Parashas Kedoshim

This week’s parashah opens with the charge: “Be holy!” The Maggid, in his commentary on Shir HaShirim 3:11, expounds on this charge at length. I present here an abbreviated version of this lengthy essay.
The Maggid begins by noting that that the charge is addressed to “the entire congregation of the Children of Israel.” This shows that holiness is not a far-flung goal. Rather, it is a state that every Jew can reach – and without great exertion. The soul of a Jew is quarried from beneath Hashem’s throne of glory; it is, as the sefarim say, “an extract of God on high” (chelek Elokah mi-maal). Etched within it are the noble character traits that lead a person to devote himself to serving Hashem: understanding, fear of Hashem, love of Hashem, and all the offshoots of these attributes.
Thus, to attain holiness, all we need do is divest ourselves of the defiling effects of sin. Consider, by analogy, how we can use water to wash a white garment that has become soiled. The washing makes the garment white – not because the water is white, but because the water clears away the dirt. After the washing, the garment’s original whiteness automatically returns. Similarly, as long as a Jew keeps his soul pure, holiness automatically abides within him. In this vein, the Midrash says that anyone who guards himself from immorality is called “holy” (Vayikra Rabbah 24:6). This Midrash teaches that when the Torah exhorts us to “be holy,” it is telling us simply to keep from defiling ourselves. Then our inner holiness will come to the fore.
The Torah declares (Devarim 30:11): “This commandment that I command you this day – it is not far removed from you, and it is not distant.” On this verse, the Midrash relates (Devarim Rabbah 8:3): “Said the Holy One Blessed Be He: ‘It is not far removed. And if it is far removed, it is due to you, because you do not delve into it.’”
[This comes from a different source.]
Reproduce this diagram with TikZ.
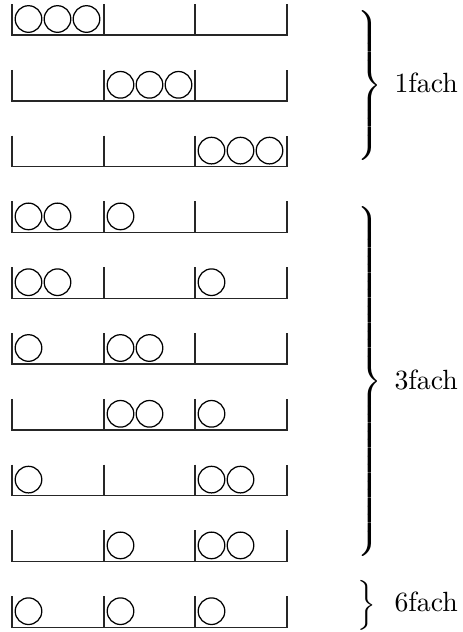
\documentclass[tikz,border=0pt]{standalone}
\tikzset{
  frame/.style={line width=0.5pt, black!85},
  ball/.style={line width=0.45pt},
  lbl/.style={anchor=base west, inner sep=0pt},
  brc/.style={anchor=west, inner sep=0pt},
}
\begin{document}
\begin{tikzpicture}[x=0.3597pt,y=-0.3597pt]
\path[use as bounding box] (0,0) rectangle (462,632);
% one row per distribution: balls in box 1 / box 2 / box 3
\foreach \a/\b/\c [count=\r from 0] in {3/0/0,0/3/0,0/0/3,2/1/0,2/0/1,1/2/0,0/2/1,1/0/2,0/1/2,1/1/1} {
  \pgfmathsetmacro\yb{35+65.8*\r}
  \draw[frame] (12,\yb-31) -- (12,\yb) -- (287,\yb) -- (287,\yb-31);
  \draw[frame] (104,\yb-31) -- (104,\yb);
  \draw[frame] (195,\yb-31) -- (195,\yb);
  \foreach \x/\n in {12/\a,104/\b,195/\c} {
    \ifnum\n>0
      \foreach \k in {1,...,\n} {
        \draw[ball] (\x+16.5+29*\k-29,\yb-16) circle[radius=13.3];
      }
    \fi
  }
}
% braces grouping the rows
\node[brc] (b1) at (354,85.5) {$\left.\vrule height 30.5pt depth 25.5pt width 0pt\right\}$};
\node[brc] (b3) at (354,381.5) {$\left.\vrule height 67.5pt depth 62.5pt width 0pt\right\}$};
\node[brc] (b6) at (354,605) {$\left.\vrule height 12pt depth 7pt width 0pt\right\}$};
\node[lbl] (t1) at (394,92.3) {1fach};
\node[lbl] (t3) at (394,389) {3fach};
\node[lbl] (t6) at (394,611.5) {6fach};
\end{tikzpicture}
\end{document}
The Maggid brings out the point of this Midrash with another analogy. Consider two men standing next to each other. If each one walks off in a different direction, we would say that the two men are moving away from each other. But now suppose that only one of the men walks off, while the other remains in place. In this case, we would not say that the two men are moving away from each other; rather, we would say that one of the men is moving away from the other. Similarly, a Jew’s inner wellspring of holiness remains in place within him, embedded within his soul, without budging one iota. When a Jew becomes distanced from holiness, it is because he has distanced himself from holiness by exposing himself to impure things and sullying himself with sin. This is the meaning of the Midrash: If the Torah is far removed from us, it is on our account that this is so. But if a Jew divests his heart of all evil influences, it then can serve as a vessel for storing spiritual bounty – and then, as a natural result, words of Torah will enter it.
The Maggid reinforces the point with yet another analogy. Suppose you are thinking about buying a certain suit, and you want to try it on to see how it fits. To do so, you must first take off the clothes you are presently wearing, and then put the new suit directly on your body. If you keep your clothes on, you cannot properly judge how the suit fits. Similarly, if a person finds love of Hashem an elusive goal, it is because his heart is cloaked in worldly interests. In order to develop a vibrant awareness and love of Hashem, a person must shed all external desires and place the Torah’s words directly upon his heart. One must strive, as the first paragraph of the Shema says, to love Hashem with all his heart, without harboring other affections and yearnings. In a similar vein, in the second paragraph of the Shema it is written (Devarim 11:18): “You shall place these words of Mine upon your hearts and upon your souls.” A Jew must guard his heart by infusing it with Hashem’s words – and nothing else. If he takes just this one basic measure, he will automatically be filled with love of Hashem, to the ultimate degree.